(201b) Multivariate Characterization, Modeling, and Design of Ionic Liquids
Product design is now considered as an emerging paradigm in the field of chemical engineering because it requires a different set of tools and skill sets from other problems traditionally encountered in the field. Design of environmentally benign solvents and alternative media for extraction and purification are new challenges within product design. One class of novel compounds being studied for such application is ionic liquids (ILs). Ionic liquids that have tailored structures with an array of unique functional properties can have important applications in areas such as CO2 capture and sequestration, sulfur removal from fuels, energy storage, biomass pre-treatment, and chemical separations. Through variation of both cation and anion, particular ionic liquids with tunable physical properties can be tailored.
However, it is estimated that over 1014 unique cation/anion combination are possible for use as room temperature ionic liquids, the majority of which have never been synthesized [[i]]. However, the traditional experimental trial-and-error approach of searching through this large molecular space is unrealistic as it is both time and labor intensive. Thus, it is essential to develop a logical and systematic approach of selectively choosing a given ionic pair that matches a set of desired physico-chemical property targets.

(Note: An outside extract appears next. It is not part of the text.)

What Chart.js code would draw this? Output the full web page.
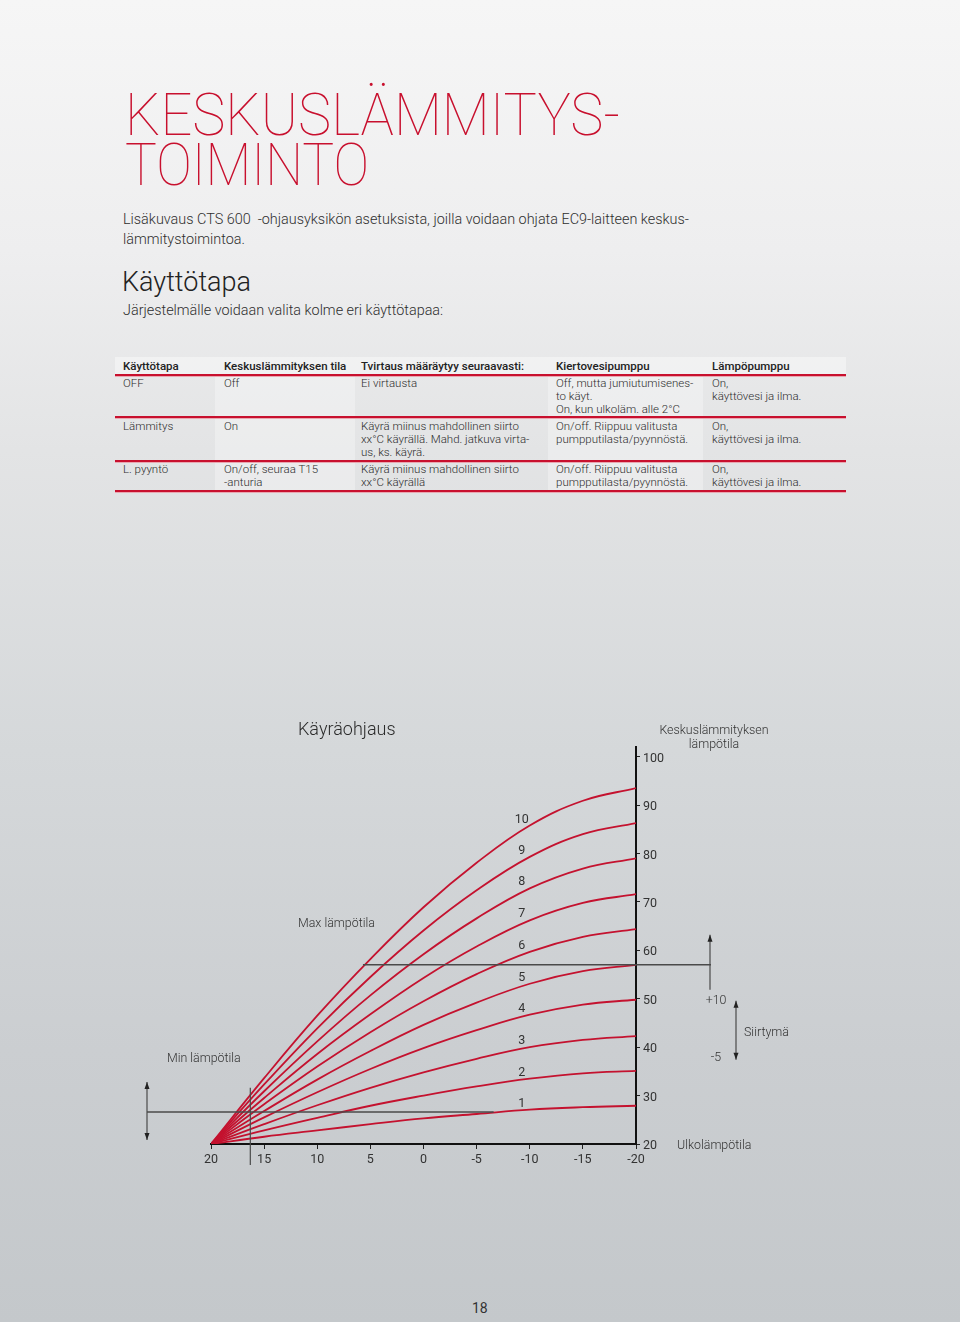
<!DOCTYPE html>
<html lang="fi">
<head>
<meta charset="utf-8">
<title>Keskuslämmitystoiminto</title>
<script src="https://cdn.jsdelivr.net/npm/chart.js@4.4.1/dist/chart.umd.min.js"></script>
<style>
  html, body { margin: 0; padding: 0; }
  body {
    width: 960px; height: 1322px; position: relative; overflow: hidden;
    font-family: Roboto, "DejaVu Sans", sans-serif; color: #2b2b2b;
    background: linear-gradient(to bottom, #f6f6f6 0px, #eeeeef 250px, #e3e4e5 450px, #d5d8da 750px, #cbced1 1050px, #c4c8cb 1322px);
  }
  .abs { position: absolute; white-space: nowrap; }
  .title { left: 125px; font-weight: 100; font-size: 60px; line-height: 60px; color: #c8102e; transform-origin: 0 0; }
  .body { left: 123px; font-size: 14.4px; line-height: 20px; font-weight: 300; color: #2e2e2e; }
  .h2 { left: 122px; top: 267px; font-size: 27px; line-height: 30px; font-weight: 300; color: #222; }
  .cell { font-size: 11.5px; line-height: 13px; font-weight: 300; color: #2e2e2e; }
  .hd { font-weight: 500; color: #222; }
  .shade { position: absolute; background: rgba(255,255,255,0.3); }
  .rule { position: absolute; left: 115px; width: 731px; height: 2px; background: #c8102e; border-bottom: 1px solid #e9a7b1; }
  #wrap { position: absolute; left: 0; top: 690px; width: 960px; height: 510px; }
</style>
</head>
<body>

<div class="abs title" style="top:85px" data-fit="495">KESKUSLÄMMITYS-</div>
<div class="abs title" style="top:135px" data-fit="244">TOIMINTO</div>

<div class="abs body" style="top:210px">Lisäkuvaus CTS 600 &nbsp;-ohjausyksikön asetuksista, joilla voidaan ohjata EC9-laitteen keskus-<br>lämmitystoimintoa.</div>
<div class="abs h2">Käyttötapa</div>
<div class="abs body" style="top:301px">Järjestelmälle voidaan valita kolme eri käyttötapaa:</div>

<!-- table -->
<div class="shade" style="left:115px; top:357px; width:731px; height:17px; background:rgba(255,255,255,0.4)"></div>
<div class="shade" style="left:215px; top:377px; width:140px; height:114px"></div>
<div class="shade" style="left:548px; top:377px; width:155px; height:114px"></div>
<div class="rule" style="top:374px"></div>
<div class="rule" style="top:416px"></div>
<div class="rule" style="top:460px"></div>
<div class="rule" style="top:490px"></div>

<div class="abs cell hd" style="left:123px; top:360px">Käyttötapa</div>
<div class="abs cell hd" style="left:224px; top:360px">Keskuslämmityksen tila</div>
<div class="abs cell hd" style="left:361px; top:360px">Tvirtaus määräytyy seuraavasti:</div>
<div class="abs cell hd" style="left:556px; top:360px">Kiertovesipumppu</div>
<div class="abs cell hd" style="left:712px; top:360px">Lämpöpumppu</div>

<div class="abs cell" style="left:123px; top:377px">OFF</div>
<div class="abs cell" style="left:224px; top:377px">Off</div>
<div class="abs cell" style="left:361px; top:377px">Ei virtausta</div>
<div class="abs cell" style="left:556px; top:377px">Off, mutta jumiutumisenes-<br>to käyt.<br>On, kun ulkoläm. alle 2°C</div>
<div class="abs cell" style="left:712px; top:377px">On,<br>käyttövesi ja ilma.</div>

<div class="abs cell" style="left:123px; top:420px">Lämmitys</div>
<div class="abs cell" style="left:224px; top:420px">On</div>
<div class="abs cell" style="left:361px; top:420px">Käyrä miinus mahdollinen siirto<br>xx°C käyrällä. Mahd. jatkuva virta-<br>us, ks. käyrä.</div>
<div class="abs cell" style="left:556px; top:420px">On/off. Riippuu valitusta<br>pumpputilasta/pyynnöstä.</div>
<div class="abs cell" style="left:712px; top:420px">On,<br>käyttövesi ja ilma.</div>

<div class="abs cell" style="left:123px; top:463px">L. pyyntö</div>
<div class="abs cell" style="left:224px; top:463px">On/off, seuraa T15<br>-anturia</div>
<div class="abs cell" style="left:361px; top:463px">Käyrä miinus mahdollinen siirto<br>xx°C käyrällä</div>
<div class="abs cell" style="left:556px; top:463px">On/off. Riippuu valitusta<br>pumpputilasta/pyynnöstä.</div>
<div class="abs cell" style="left:712px; top:463px">On,<br>käyttövesi ja ilma.</div>

<div id="wrap"><canvas id="curves" width="960" height="510"></canvas></div>

<div class="abs" style="left:472px; top:1299px; font-size:14px; line-height:18px; color:#333">18</div>

<script>
// outdoor temperature (x) and supply temperature of each heating curve (y)
const OUTDOOR = [20, 15, 10, 5, 0, -5, -10, -15, -20];
const curve1  = [20, 21.5, 22.8, 24.1, 25.3, 26.2, 27.1, 27.6, 27.9];
const curve2  = [20, 22.8, 25.4, 27.9, 30.0, 31.9, 33.5, 34.6, 35.1];
const curve3  = [20, 24.1, 28.0, 31.6, 34.8, 37.6, 40.0, 41.5, 42.3];
const curve4  = [20, 25.5, 30.7, 35.5, 39.8, 43.5, 46.7, 48.8, 49.8];
const curve5  = [20, 26.8, 33.3, 39.2, 44.6, 49.2, 53.1, 55.7, 57.0];
const curve6  = [20, 28.2, 36.0, 43.1, 49.5, 55.1, 59.7, 62.8, 64.4];
const curve7  = [20, 29.5, 38.6, 46.8, 54.3, 60.8, 66.2, 69.8, 71.6];
const curve8  = [20, 30.9, 41.2, 50.7, 59.2, 66.6, 72.8, 76.9, 79.0];
const curve9  = [20, 32.3, 43.9, 54.5, 64.1, 72.4, 79.3, 84.0, 86.3];
const curve10 = [20, 33.6, 46.5, 58.2, 68.9, 78.1, 85.8, 90.9, 93.5];
const CURVES = [curve1, curve2, curve3, curve4, curve5, curve6, curve7, curve8, curve9, curve10];
const CURVE_NAMES = ['1', '2', '3', '4', '5', '6', '7', '8', '9', '10'];

const MAX_TEMP = 57;      // Max lämpötila
const MIN_TEMP = 26.6;    // Min lämpötila
const MAX_FROM = 5.7;     // where the max line starts (outdoor temp)
const MIN_TO = -6.6;      // where the min line ends
const MARK_X = 16.3;      // vertical marker on the x axis

// stretch the title lines to the width of the original
document.querySelectorAll('[data-fit]').forEach(function(el) {
  const w = el.getBoundingClientRect().width;
  el.style.transform = 'scaleX(' + (Number(el.dataset.fit) / w) + ')';
});

function head(ctx, x, y, dir) {
  ctx.beginPath();
  ctx.moveTo(x, y);
  ctx.lineTo(x - 2.5, y - dir * 7);
  ctx.lineTo(x + 2.5, y - dir * 7);
  ctx.closePath();
  ctx.fill();
}

function arrow(ctx, x, from, to, both) {
  ctx.beginPath();
  ctx.moveTo(x, from);
  ctx.lineTo(x, to);
  ctx.stroke();
  head(ctx, x, to, to < from ? -1 : 1);
  if (both) head(ctx, x, from, from < to ? -1 : 1);
}

const overlay = {
  id: 'overlay',
  afterDatasetsDraw(chart) {
    const ctx = chart.ctx, a = chart.chartArea;
    const x = chart.scales.x, y = chart.scales.y;
    ctx.save();

    // curve numbers, just above each curve near -10
    ctx.fillStyle = '#333';
    ctx.font = '12.5px Roboto';
    ctx.textAlign = 'center';
    ctx.textBaseline = 'middle';
    chart.data.datasets.forEach(function(ds, i) {
      const p = chart.getDatasetMeta(i).data[6];
      ctx.fillText(CURVE_NAMES[i], p.x - 8, p.y - 6);
    });

    ctx.strokeStyle = '#4a4a4a';
    ctx.fillStyle = '#222';
    ctx.lineWidth = 1.5;

    // max line + shift arrows
    const yMax = y.getPixelForValue(MAX_TEMP);
    ctx.beginPath();
    ctx.moveTo(x.getPixelForValue(MAX_FROM), yMax);
    ctx.lineTo(a.right + 75, yMax);
    ctx.stroke();
    ctx.lineWidth = 1.2;
    arrow(ctx, a.right + 74, yMax + 25, yMax - 30, false);
    arrow(ctx, a.right + 100, yMax + 36, yMax + 95, true);

    // min line + arrow
    const yMin = y.getPixelForValue(MIN_TEMP);
    ctx.lineWidth = 1.5;
    ctx.beginPath();
    ctx.moveTo(a.left - 64, yMin);
    ctx.lineTo(x.getPixelForValue(MIN_TO), yMin);
    ctx.stroke();
    ctx.lineWidth = 1.2;
    arrow(ctx, a.left - 64, yMin - 30, yMin + 28, true);

    // vertical marker
    ctx.beginPath();
    ctx.moveTo(x.getPixelForValue(MARK_X), y.getPixelForValue(31.6));
    ctx.lineTo(x.getPixelForValue(MARK_X), a.bottom + 21);
    ctx.stroke();

    // texts
    ctx.fillStyle = '#333';
    ctx.textAlign = 'left';
    ctx.font = '300 12.4px Roboto';
    ctx.fillText('Max lämpötila', 298, yMax - 41);
    ctx.fillText('Min lämpötila', 167, yMin - 53);
    ctx.fillText('Ulkolämpötila', a.right + 41, a.bottom + 2);
    ctx.fillText('Siirtymä', a.right + 108, yMax + 68);
    ctx.textAlign = 'center';
    ctx.fillText('+10', a.right + 80, yMax + 36);
    ctx.fillText('-5', a.right + 80, yMax + 93);
    ctx.fillText('Keskuslämmityksen', 714, 41);
    ctx.fillText('lämpötila', 714, 55);
    ctx.textAlign = 'left';
    ctx.fillStyle = '#2b2b2b';
    ctx.font = '300 18px Roboto';
    ctx.fillText('Käyräohjaus', 298, 40);

    ctx.restore();
  }
};

const tickFont = { family: 'Roboto', size: 12.5 };

new Chart(document.getElementById('curves'), {
  type: 'line',
  data: {
    datasets: CURVES.map(function(c, i) {
      return {
        label: CURVE_NAMES[i],
        data: OUTDOOR.map(function(t, j) { return { x: t, y: c[j] }; }),
        borderColor: '#c4122f',
        borderWidth: 1.8,
        pointRadius: 0,
        tension: 0.4,
        fill: false
      };
    })
  },
  options: {
    responsive: false,
    animation: false,
    devicePixelRatio: 1,
    layout: { padding: { left: 211, right: 264, top: 57, bottom: 26 } },
    plugins: { legend: { display: false }, tooltip: { enabled: false } },
    scales: {
      x: {
        type: 'linear', reverse: true, min: -20, max: 20,
        ticks: { stepSize: 5, color: '#333', font: tickFont, padding: 3, maxRotation: 0 },
        grid: { drawOnChartArea: false, tickLength: 5, color: '#222' },
        border: { color: '#111', width: 2 },
        afterFit: function(s) { s.height = 30; }
      },
      y: {
        type: 'linear', position: 'right', min: 20, max: 102,
        ticks: { stepSize: 10, includeBounds: false, color: '#333', font: tickFont, padding: 3, labelOffset: 2 },
        grid: { drawOnChartArea: false, tickLength: 4, color: '#222' },
        border: { color: '#111', width: 2 },
        afterFit: function(s) { s.width = 60; }
      }
    }
  },
  plugins: [overlay]
});
</script>
</body>
</html>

The product design framework developed in this work seeks to address this issue by systematically selecting and designing ionic liquid molecules that contain the correct combination of cation and anion that match a set of target physico-chemical properties of interest.
To meet this objective, infrared (IR) spectra of a representative training set of ionic liquids that contain large quantities of descriptor data involving information on molecular architecture is generated using density function theory (DFT). DFT based simulation make the characterization techniques independent of the availability of experimental spectroscopic data. To identify systematic patterns and important features of the molecular architecture in such multivariate data, multivariate statistical techniques such as principal component analysis (PCA) and partial least square (PLS) are used. Appropriate latent variable property models are developed to capture the underlying relationships between physical-chemical properties and/or molecular architecture. Since, conventional regression based GCM does not have property parameters for groups/fragments of ionic molecules, the characterization based group contribution method (cGCM) is utilized for property estimations. The reverse design of potential IL molecules is accomplished by exhaustively generating combinatorial structures from the set of basic groups, which represent the chemical make-up of the training set fragments, until the resulting properties match the target property values. In exhaustive searches, selection from among numerous permutations of anion, cation, and alkyl chain attached to cation groups is performed [[ii]].